Nanoporous low-dielectric constant polyimide films via poly(amic acid)s with RAFT-graft copolymerized methyl methacrylate side chains

Abstract

Poly[N,N′-(1,4-phenylene)-3,3′4,4′- benzophenonetetracarboxylic amic acid] (PAmA) with grafted poly(methyl methacrylate) (PMMA) side chains (PAmA-g-PMMA) was synthesized via thermally induced graft copolymerization of methyl methacrylate (MMA) with ozone-pretreated PAmA in the reversible addition-fragmentation chain-transfer (RAFT)-mediated process. The graft copolymers were characterized by nuclear magnetic resonance (NMR), elemental analysis, X-ray photoelectron spectroscopy (XPS), thermogravimetric analysis (TGA), differential scanning calorimetry (DSC), and molecular weight measurements. The "living" character of the grafted PMMA side chains was ascertained in the subsequent extension of the PMMA side chains. The nanoporous low dielectric constant (low-κ) polyimide (PI) films were obtained by thermal imidization of the PAmA-g-PMMA films in argon, followed by thermal decomposition of the PMMA side chains in air.

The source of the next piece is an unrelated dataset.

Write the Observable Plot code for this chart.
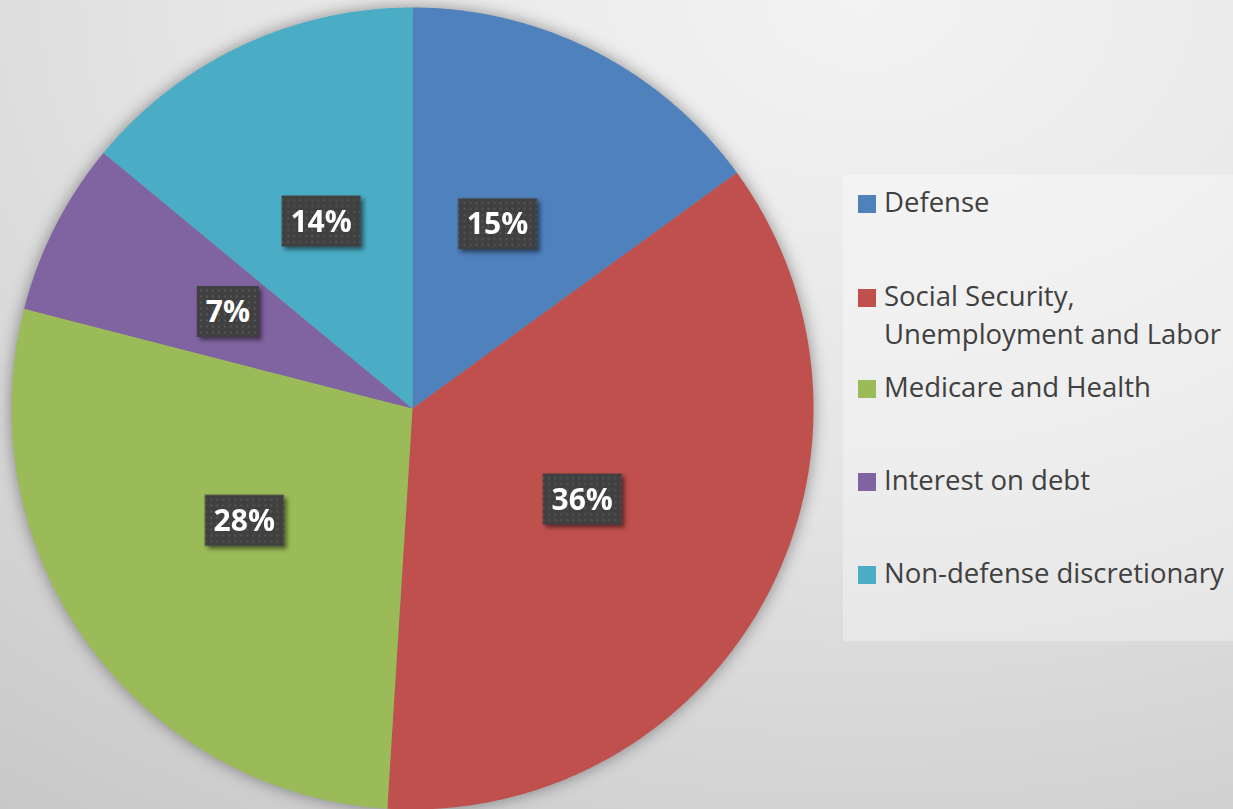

The nanoporous PI films obtained from the RAFT-mediated PAmA-g-PMMA had well-preserved PI backbones, porosity in the range of 5-20%, and pore size in the range of 5-15 nm. The pores were smaller, and the pore size distribution was more uniform than those of the corresponding nanoporous PI films obtained via graft copolymers from the conventional free radical process. Dielectric constants approaching 2.1 were obtained for the nanoporous PI film with a porosity of about 20%.